During a time $dt/2$ the system will then evolve like $$\rho ~cc^\dagger \mapsto \rho ~ c c^\dagger - i~\frac{dt}2\left([\eta, \rho] ~ c c^\dagger + \hat v^\dagger \rho ~ c^\dagger - ~\rho ~\hat v~ c\right) $$
The only problem here is that these latter terms are still a little "in the past"; so let's evolve each of those terms $\rho c$ and $\rho c^\dagger$ forward another $dt/2$ to find a second-order effect:$$\begin{align}
\rho ~c^\dagger \mapsto& \rho ~ c^\dagger - i~{dt\over 2}\left([\eta, \rho] ~ c^\dagger + \hat v \rho ~ c c^\dagger - ~\rho ~\hat v~ c^\dagger c\right)\\
\rho ~c \mapsto& \rho ~ c - i~{dt\over 2}\left([\eta, \rho] ~ c + \hat v^\dagger \rho ~ c^\dagger c - \rho ~\hat v^\dagger~ c c^\dagger\right) \end{align}$$
We then measure it in the qubit's $|0\rangle, |1\rangle$ basis and discard the measurement.
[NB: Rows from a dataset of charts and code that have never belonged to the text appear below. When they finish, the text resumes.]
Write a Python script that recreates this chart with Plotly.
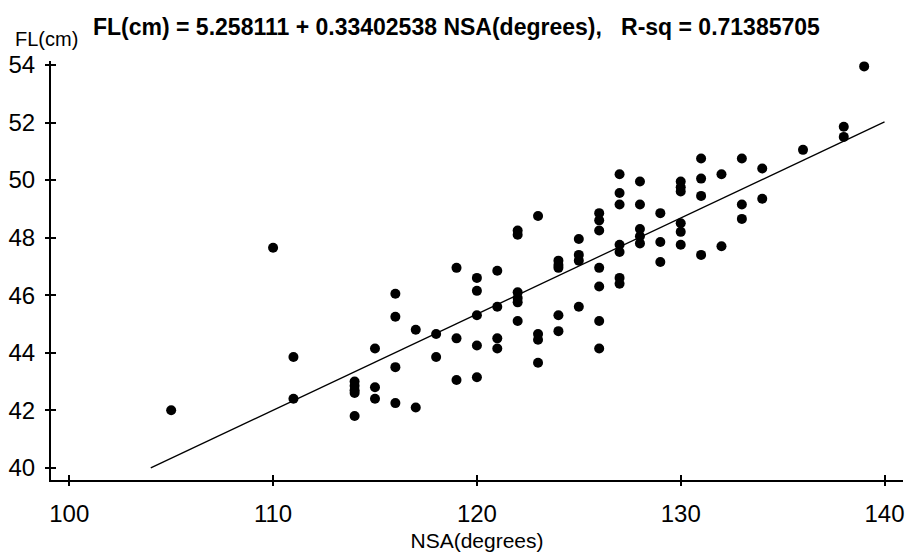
import numpy as np
import plotly.graph_objects as go

# Neck-shaft angle (degrees) and femur length (cm) for each subject
nsa = [105,
       110,
       111, 111,
       114, 114, 114, 114, 114,
       115, 115, 115,
       116, 116, 116, 116,
       117, 117,
       118, 118,
       119, 119, 119,
       120, 120, 120, 120, 120,
       121, 121, 121, 121,
       122, 122, 122, 122, 122, 122,
       123, 123, 123, 123,
       124, 124, 124, 124, 124,
       125, 125, 125, 125,
       126, 126, 126, 126, 126, 126, 126,
       127, 127, 127, 127, 127, 127, 127,
       128, 128, 128, 128, 128,
       129, 129, 129,
       130, 130, 130, 130, 130, 130,
       131, 131, 131, 131,
       132, 132,
       133, 133, 133,
       134, 134,
       136,
       138, 138,
       139]

fl = [42.0,
      47.65,
      43.85, 42.4,
      43.0, 42.85, 42.7, 42.6, 41.8,
      44.15, 42.8, 42.4,
      46.05, 45.25, 43.5, 42.25,
      44.8, 42.1,
      44.65, 43.85,
      46.95, 44.5, 43.05,
      46.6, 46.15, 45.3, 44.25, 43.15,
      46.85, 45.6, 44.5, 44.15,
      48.25, 48.1, 46.1, 45.9, 45.75, 45.1,
      48.75, 44.65, 44.45, 43.65,
      47.2, 47.05, 46.95, 45.3, 44.75,
      47.95, 47.4, 47.2, 45.6,
      48.85, 48.6, 48.25, 46.95, 46.3, 45.1, 44.15,
      50.2, 49.55, 49.15, 47.75, 47.5, 46.6, 46.4,
      49.95, 49.15, 48.3, 48.05, 47.8,
      48.85, 47.85, 47.15,
      49.95, 49.75, 49.6, 48.5, 48.2, 47.75,
      50.75, 50.05, 49.45, 47.4,
      50.2, 47.7,
      50.75, 49.15, 48.65,
      50.4, 49.35,
      51.05,
      51.85, 51.5,
      53.95]

# Fitted regression reported in the heading
intercept = 5.258111
slope = 0.33402538
r_sq = 0.71385705
fit_x = np.array([104.0, 140.0])
fit_y = intercept + slope * fit_x

x_ticks = [100, 110, 120, 130, 140]
y_ticks = [40, 42, 44, 46, 48, 50, 52, 54]

W, H = 910, 554
ML, MR, MT, MB = 51, 5, 61, 69
PW, PH = W - ML - MR, H - MT - MB


def paper_x(px):
    return (px - ML) / PW


def paper_y(py):
    return (H - MB - py) / PH


FONT = "Liberation Sans Narrow, Liberation Sans, Arial, sans-serif"

fig = go.Figure()
fig.add_trace(go.Scatter(
    x=nsa, y=fl, mode="markers",
    marker=dict(color="black", size=10, line=dict(width=0)),
    showlegend=False, hoverinfo="x+y", cliponaxis=False,
))
fig.add_trace(go.Scatter(
    x=fit_x, y=fit_y, mode="lines",
    line=dict(color="black", width=1.3),
    showlegend=False, hoverinfo="skip",
))
# empty trace so the overlay axes (inner half of each tick) get drawn
fig.add_trace(go.Scatter(x=[None], y=[None], xaxis="x2", yaxis="y2",
                         showlegend=False, hoverinfo="skip"))

xr = [99.104, 140.906]
yr = [39.578, 54.137]

axis_common = dict(
    showgrid=False, zeroline=False, showline=True,
    linecolor="black", linewidth=2,
    ticks="outside", ticklen=4, tickwidth=1.5, tickcolor="black",
    tickfont=dict(family=FONT, size=24, color="black"),
)

fig.update_layout(
    width=W, height=H,
    margin=dict(l=ML, r=MR, t=MT, b=MB, pad=0),
    paper_bgcolor="white", plot_bgcolor="white",
    xaxis=dict(range=xr, tickvals=x_ticks, ticklabelstandoff=7,
               title=dict(text="NSA(degrees)", standoff=8,
                          font=dict(family=FONT, size=21, color="black")),
               **axis_common),
    yaxis=dict(range=yr, tickvals=y_ticks, ticklabelstandoff=5,
               **axis_common),
    xaxis2=dict(range=xr, tickvals=x_ticks, overlaying="x", anchor="y2",
                side="bottom", showline=False, showgrid=False, zeroline=False,
                ticks="inside", ticklen=5, tickwidth=1.5, tickcolor="black",
                showticklabels=False),
    yaxis2=dict(range=yr, tickvals=y_ticks, overlaying="y", anchor="x2",
                side="left", showline=False, showgrid=False, zeroline=False,
                ticks="inside", ticklen=5, tickwidth=1.5, tickcolor="black",
                showticklabels=False),
    annotations=[
        dict(text=f"<b>FL(cm) = {intercept} + {slope} NSA(degrees),   R-sq = {r_sq}</b>",
             xref="paper", yref="paper", x=paper_x(91), y=paper_y(27),
             xanchor="left", yanchor="middle", showarrow=False,
             font=dict(family=FONT, size=23, color="black")),
        dict(text="FL(cm)", xref="paper", yref="paper",
             x=paper_x(13), y=paper_y(39), xanchor="left", yanchor="middle",
             showarrow=False, font=dict(family=FONT, size=20, color="black")),
    ],
)

fig.write_html("out.html")
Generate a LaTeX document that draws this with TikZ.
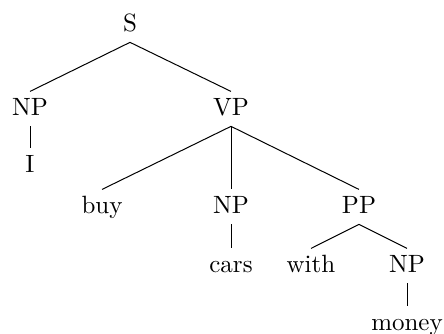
\documentclass[tikz,border=0pt]{standalone}
\usepackage{tikz}
\begin{document}
\begin{tikzpicture}[x=0.4pt,y=-0.4pt,
  cat/.style={inner sep=2.4pt,text height=6.83pt,text depth=1.94pt,anchor=base}]
\useasboundingbox (0,0) rectangle (444,333);
% categories and words
\node[cat] (S) at (130,31) {S};
\node[cat] (NPa) at (30,115) {NP};
\node[cat] (VP) at (231,115) {VP};
\node[cat] (I) at (30,172) {I};
\node[cat] (buy) at (102,213) {buy};
\node[cat] (NPb) at (231,213) {NP};
\node[cat] (PP) at (359,213) {PP};
\node[cat] (cars) at (231,272) {cars};
\node[cat] (with) at (311,272) {with};
\node[cat] (NPc) at (407,272) {NP};
\node[cat] (money) at (407,330) {money};
% branches
\draw (S.south) -- (NPa.north);
\draw (S.south) -- (VP.north);
\draw (NPa.south) -- (I.north);
\draw (VP.south) -- (buy.north);
\draw (VP.south) -- (NPb.north);
\draw (VP.south) -- (PP.north);
\draw (NPb.south) -- (cars.north);
\draw (PP.south) -- (with.north);
\draw (PP.south) -- (NPc.north);
\draw (NPc.south) -- (money.north);
\end{tikzpicture}
\end{document}
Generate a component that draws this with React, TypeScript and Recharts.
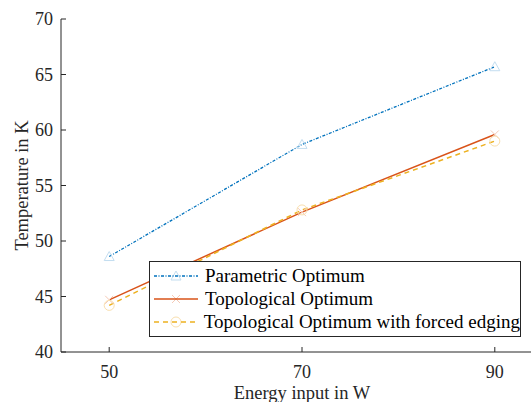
import React from "react"
import { LineChart, Line, XAxis, YAxis, Legend } from "recharts"

const energy = [50, 70, 90]
const parametric = [48.6, 58.7, 65.7]
const topological = [44.7, 52.6, 59.6]
const forcedEdging = [44.2, 52.8, 59.0]

const xTicks = [50, 70, 90]
const yTicks = [40, 45, 50, 55, 60, 65, 70]

const data = energy.map((e, i) => ({
  energy: e,
  parametric: parametric[i],
  topological: topological[i],
  forcedEdging: forcedEdging[i],
}))

const AXIS = "#262626"
const FONT = "'Liberation Serif', 'Times New Roman', serif"

const series = [
  { key: "parametric", name: "Parametric Optimum", color: "#0072BD", dash: "3 1.5 1 1.5", marker: "triangle", markerColor: "#c3ddf0", width: 1.3 },
  { key: "topological", name: "Topological Optimum", color: "#D95319", dash: undefined, marker: "cross", markerColor: "#f5cab6", width: 1.5 },
  { key: "forcedEdging", name: "Topological Optimum with forced edging", color: "#EDB120", dash: "5 4", marker: "circle", markerColor: "#f9dfae", width: 1.5 },
]

function Marker({ kind, cx, cy, color }: { kind: string; cx: number; cy: number; color: string }) {
  if (kind === "triangle") {
    return <polygon points={`${cx},${cy - 5} ${cx + 5},${cy + 4} ${cx - 5},${cy + 4}`} fill="none" stroke={color} strokeWidth={1} />
  }
  if (kind === "cross") {
    return (
      <g stroke={color} strokeWidth={1}>
        <line x1={cx - 4} y1={cy - 4} x2={cx + 4} y2={cy + 4} />
        <line x1={cx - 4} y1={cy + 4} x2={cx + 4} y2={cy - 4} />
      </g>
    )
  }
  return <circle cx={cx} cy={cy} r={5} fill="none" stroke={color} strokeWidth={1} />
}

const LegendBox = () => (
  <div
    style={{
      border: `1px solid ${AXIS}`,
      background: "#fff",
      width: 370,
      height: 72,
      boxSizing: "content-box",
      fontFamily: FONT,
      fontSize: 19,
      color: "#000",
      paddingTop: 2,
    }}
  >
    {series.map((s) => (
      <div key={s.key} style={{ display: "flex", alignItems: "center", height: 23 }}>
        <svg width={48} height={14} style={{ marginLeft: 3, marginRight: 4 }}>
          <Marker kind={s.marker} cx={23} cy={7} color={s.markerColor} />
          <line x1={1} y1={7} x2={45} y2={7} stroke={s.color} strokeWidth={s.width} strokeDasharray={s.dash} />
        </svg>
        <span style={{ lineHeight: "23px", whiteSpace: "nowrap" }}>{s.name}</span>
      </div>
    ))}
  </div>
)

export default function App() {
  return (
    <div style={{ position: "absolute", left: 0, top: 0, width: 531, height: 402, overflow: "hidden", background: "#fff" }}>
      <LineChart width={560} height={402} data={data} margin={{ top: 19, right: 0, bottom: 0, left: 0 }}>
        <XAxis
          xAxisId="bottom"
          dataKey="energy"
          type="number"
          domain={[45, 95]}
          ticks={xTicks}
          height={50}
          stroke={AXIS}
          tickSize={-5}
          tickMargin={18}
          tick={{ fill: "#262626", fontSize: 18, fontFamily: FONT }}
          label={({ viewBox }: any) => (
            <text x={viewBox.x + viewBox.width / 2} y={viewBox.y + 47} textAnchor="middle" fill="#262626" fontSize={18.5} fontFamily={FONT}>
              Energy input in W
            </text>
          )}
        />
        <XAxis
          xAxisId="top"
          orientation="top"
          dataKey="energy"
          type="number"
          domain={[45, 95]}
          ticks={xTicks}
          height={0}
          stroke={AXIS}
          tickSize={-5}
          tick={() => <g />}
        />
        <YAxis
          yAxisId="left"
          type="number"
          domain={[40, 70]}
          ticks={yTicks}
          width={61}
          stroke={AXIS}
          tickSize={-5}
          tickMargin={13}
          tick={{ fill: "#262626", fontSize: 18, fontFamily: FONT }}
          label={({ viewBox }: any) => {
            const cy = viewBox.y + viewBox.height / 2
            return (
              <text x={28} y={cy} transform={`rotate(-90, 28, ${cy})`} textAnchor="middle" fill="#262626" fontSize={18.5} fontFamily={FONT}>
                Temperature in K
              </text>
            )
          }}
        />
        <YAxis
          yAxisId="right"
          orientation="right"
          type="number"
          domain={[40, 70]}
          ticks={yTicks}
          width={17}
          stroke={AXIS}
          tickSize={-5}
          tick={() => <g />}
        />
        {series.map((s) => (
          <Line
            key={s.key}
            xAxisId="bottom"
            yAxisId="left"
            type="linear"
            dataKey={s.key}
            name={s.name}
            stroke={s.color}
            strokeWidth={s.width}
            strokeDasharray={s.dash}
            isAnimationActive={false}
            dot={(p: any) => <Marker key={`${s.key}-${p.index}`} kind={s.marker} cx={p.cx} cy={p.cy} color={s.markerColor} />}
          />
        ))}
        <Legend
          layout="vertical"
          align="center"
          verticalAlign="middle"
          content={() => <LegendBox />}
          wrapperStyle={{ position: "absolute", left: 149, top: 261, width: 372, height: 74, margin: 0 }}
        />
      </LineChart>
    </div>
  )
}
This collapses the qubit to either $|0\rangle$ or $|1\rangle$ and therefore the $|0\rangle\langle 1| = c$ and $|1\rangle\langle 0| = c^\dagger$ terms of the density matrix, so let's look only at the $c c^\dagger$ and $c^\dagger c$ terms:
$$ \rho ~cc^\dagger \mapsto \rho ~ c c^\dagger - i~ dt [\eta, \rho] ~ c c^\dagger -\frac{dt^2}4 \left( \hat v^\dagger (\hat v \rho ~ c c^\dagger - ~\rho ~\hat v~ c^\dagger c) - ~(\hat v^\dagger \rho ~ c^\dagger c - \rho ~\hat v^\dagger~ c c^\dagger)~\hat v\right) $$We see that the $\hat v^\dagger \rho \hat v$ terms correspond to $c^\dagger c$ and apparently collapse the overall system somewhat infinitesimally, something like $|\psi\rangle \mapsto |\psi\rangle + \sqrt{dt} v^\dagger |\psi\rangle.$ Usually textbooks/papers say by fiat that "we're measuring $\sqrt{dt} \hat v^\dagger $" or so; this is the real interpretation: asymptotically strong coupling that does not grow as rapidly as the measurement interval that we're applying it over, so that we get state-lengthening due to the Quantum Zeno effect.
By "tracing over" the qubit, which is what you do when you want to get the effective density matrix of the system for all Hermitian system-operators generating expectation values, and defining $A = \sqrt{dt/2} ~ \hat v^\dagger$, this physical process corresponds to the first equation I wrote. It is therefore the limit of a system which is coupled to a qubit which you measure every time frame $dt$, which is coupled to the system by an interaction Hamiltonian $(A c^\dagger + A^\dagger c)/\sqrt{dt/2}.$
Other resources
You can often derive very similar expressions when, say, you weakly couple your system to an infinite bath of bosons, since those can also cause constant decoherence in a similar fashion. If you want some examples, Wiseman's textbook Quantum Measurement and Control may be up your alley. (I think it for example had a lasing cavity which naturally tended towards that expression where $A$ was just the annihilator of the bosons in the cavity, which explains that they come to a coherent state.) If you don't have it in your library, this arXiv paper, also linked above, covers much of the same ground. The buzzword is "quantum trajectories", which also covers simulations of quantum systems when you add measurements.